The reason we do not believe that job and income growth will save the day for the American worker is we have never before seen in history such increases in government spending, tax cuts, federal budget deficits, consumer spending and borrowing, with so little job growth. The massive fiscal and monetary stimulus has mostly been spent. There will be some nice tax refunds this spring, and that’s it! The peak of mortgage refinancing is already past. Construction spending is at a peak and the percentage of people who own their homes is at a record 69%. Mortgage underwriting shows that 5% of homebuyers in 2003 really couldn’t afford to buy a home, and another 5% could lose their home if one spouse becomes unemployed. Richard Benson, 2004.
From the preceding discussion and citations, it is abundantly clear that the problems caused by declining real wages – a result of the illiberal economic policies of the Bush Administration, a Republican-controlled Congress and an ideologically-driven Alan Greenspan-led Federal Reserve Bank – were recognized and written about as early as 2004.

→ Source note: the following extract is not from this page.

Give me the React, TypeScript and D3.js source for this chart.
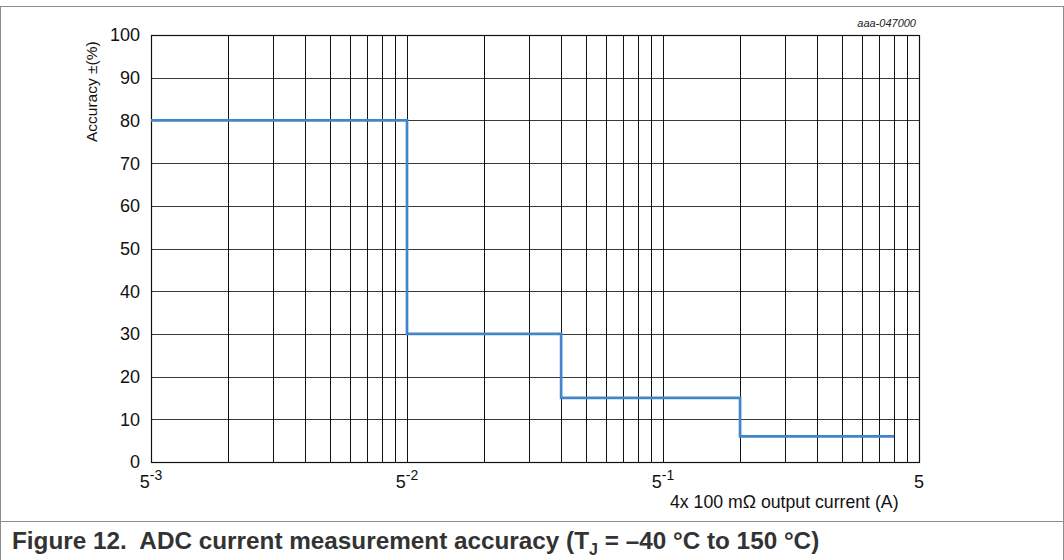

Also completely evident is that to repair and reinvigorate our economy, President Barack Obama and Congress must do more than just save a few mega-financial institutions. They must get on with increasing the minimum wage for Americans and addressing the general decline in real wages and losses in jobs – an economy based on a living wage must be established.
Lastly, President Obama and the Democratic-controlled Congress should remember that equitable and real national prosperity have mainly come from the efforts of progressive groups; abolitionists, suffragists, unionists, civil rightists and environmentalists.